A password will be e-mailed to you.

Elgiz Müzesi’nin Teras Sergileri <40 serisinin 2013 edisyonunun katılımcılarından Kağan Toros, sanatatak.com’un sorularını yanıtladı.
 

Heykelden bir araç olarak beklentiniz nedir?

Kağan Toros: Herkeste olduğu gibi beni bana, beni başkasına, nasıl olduğu önemsiz bir şekilde anlatmaktır.  Her hangi birisine eğer her hangi bir duyguyu hissettiriyorsa beklentimi karşılar.

 

Türkiye’deki toplumsal ve politik heykel algısına dair düşüncelerinizi öğrenebilir miyiz?

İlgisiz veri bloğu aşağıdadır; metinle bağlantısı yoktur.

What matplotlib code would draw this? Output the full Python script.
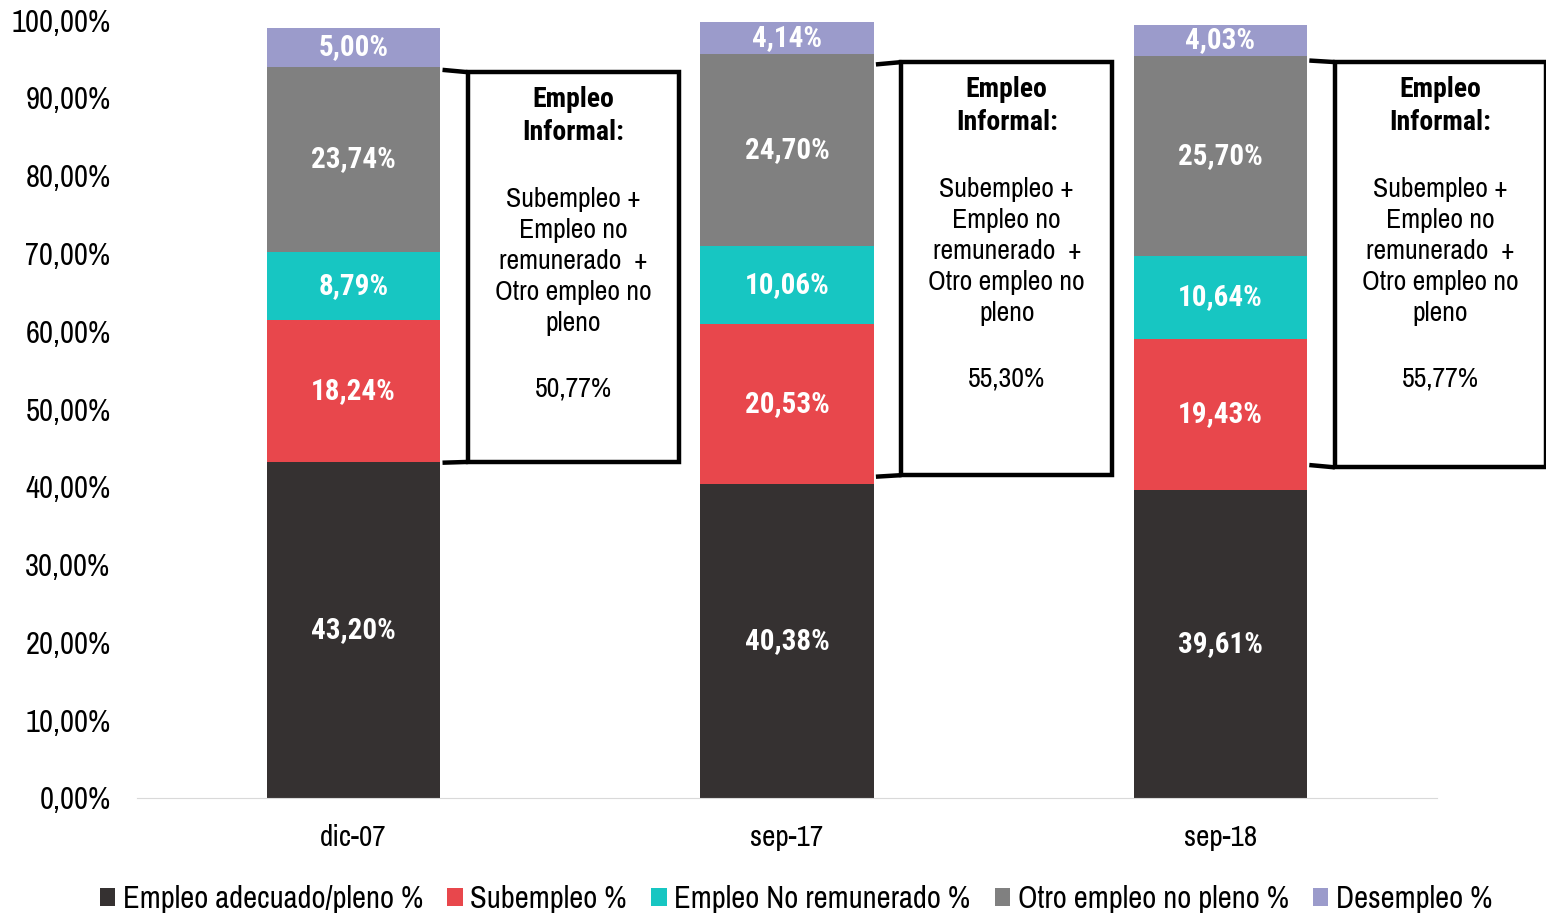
import numpy as np
import matplotlib
matplotlib.use("Agg")
import matplotlib.pyplot as plt
from matplotlib.patches import Rectangle

plt.rcParams['font.family'] = ['Archivo Narrow', 'DejaVu Sans']
BOLD_FONT = ['Roboto Condensed', 'DejaVu Sans']

periods = ["dic-07", "sep-17", "sep-18"]
series = ["Empleo adecuado/pleno %", "Subempleo %", "Empleo No remunerado %",
          "Otro empleo no pleno %", "Desempleo %"]
adecuado = [43.20, 40.38, 39.61]
subempleo = [18.24, 20.53, 19.43]
no_remunerado = [8.79, 10.06, 10.64]
otro_no_pleno = [23.74, 24.70, 25.70]
desempleo = [5.00, 4.14, 4.03]
informal_total = ["50,77%", "55,30%", "55,77%"]

colors = ["#353131", "#E8474C", "#17C6C2", "#808080", "#9B9BCB"]


def pct(v):
    return f"{v:.2f}%".replace(".", ",")


fig = plt.figure(figsize=(15.46, 9.13), dpi=100)
ax = fig.add_axes([0.0886, 0.126, 0.841, 0.852])

x = np.arange(len(periods))
width = 0.4
bottom = np.zeros(len(periods))
for name, vals, col in zip(series, [adecuado, subempleo, no_remunerado, otro_no_pleno, desempleo], colors):
    vals = np.array(vals)
    ax.bar(x, vals, width, bottom=bottom, color=col, label=name, zorder=2)
    for xi, b, v in zip(x, bottom, vals):
        ax.text(xi, b + v / 2, pct(v), ha="center", va="center",
                color="white", fontsize=21, fontweight="bold", family=BOLD_FONT)
    bottom += vals

# bracket + box next to each bar (informal employment)
box_top = [93.3, 94.6, 94.6]
box_bot = [43.2, 41.5, 42.5]
brk_top = [93.6, 94.3, 94.8]
brk_bot = [43.1, 41.3, 42.8]
for i in range(len(periods)):
    x0, x1 = x[i] + 0.264, x[i] + 0.75
    ax.add_patch(Rectangle((x0, box_bot[i]), x1 - x0, box_top[i] - box_bot[i], fill=False,
                           edgecolor="black", lw=3.2, clip_on=False, zorder=3))
    ax.plot([x[i] + 0.205, x0], [brk_top[i], box_top[i]], color="black", lw=3.2, zorder=3,
            solid_capstyle="butt", clip_on=False)
    ax.plot([x[i] + 0.205, x0], [brk_bot[i], box_bot[i]], color="black", lw=3.2, zorder=3,
            solid_capstyle="butt", clip_on=False)
    xc = (x0 + x1) / 2
    ax.text(xc, box_top[i] - 5.66, "Empleo\nInformal:", ha="center", va="center",
            fontsize=20, fontweight="bold", family=BOLD_FONT, linespacing=1.3)
    ax.text(xc, box_top[i] - 24.3, "Subempleo +\nEmpleo no\nremunerado  +\nOtro empleo no\npleno",
            ha="center", va="center", fontsize=20, linespacing=1.3)
    ax.text(xc, box_top[i] - 40.7, informal_total[i], ha="center", va="center", fontsize=20)

ax.set_xlim(-0.5, 2.5)
ax.set_ylim(0, 100)
yt = np.arange(0, 101, 10)
ax.set_yticks(yt)
ax.set_yticklabels([pct(v) for v in yt], fontsize=22)
ax.set_xticks(x)
ax.set_xticklabels(periods, fontsize=21)
ax.tick_params(axis="both", length=0)
ax.tick_params(axis="y", pad=19)
ax.tick_params(axis="x", pad=19)
for s in ["top", "right", "left"]:
    ax.spines[s].set_visible(False)
ax.spines["bottom"].set_color("#D9D9D9")

fig.legend(loc="lower center", bbox_to_anchor=(0.515, -0.03), ncol=5, frameon=False, fontsize=22,
           handlelength=0.5, handleheight=0.5, handletextpad=0.25, columnspacing=0.8)

fig.savefig("out.png", dpi=100)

Kağan Toros: Türkiye’de heykele bakış algısı çok ilerlemiş durumda değil. Yani ilerlemiş durumda değil derken Türk sanatının olgunluğu hakkında değildi yorumum. Tabi ki çok büyük sanatçılarımız var; ama sanat her zaman yayıldıkça değerlenir bu yayılma da şu an en hızlı aşamasında. Bence heykel "durumdaki" duyguyu veya toplumsal bir duyguyu anlatma aracı sayılır. Bunların içinde politik neden de yatabilir.

 

Türkiye’de kamusal alandaki heykeller arasında bir favoriniz sevdiğiniz var mıdır?

Kağan Toros: Beyoğlu’ndaki Sadi Çalık’ın 50. Yıl Anıtıdır. Favorimdir.


Kamusal alanda nerede ve nasıl bir heykel yapmak gibi bir hayaliniz var? Var mı?

Kağan Toros: Zaten her yer kamulaşıyor. Şu an öyle bir imkânım olsaydı biraz beklemeyi tercih ederdim.
  

Heykel sanatının bugünü kazandığı ve kaybettiği anlamlar üzerine neler söylemek istersiniz?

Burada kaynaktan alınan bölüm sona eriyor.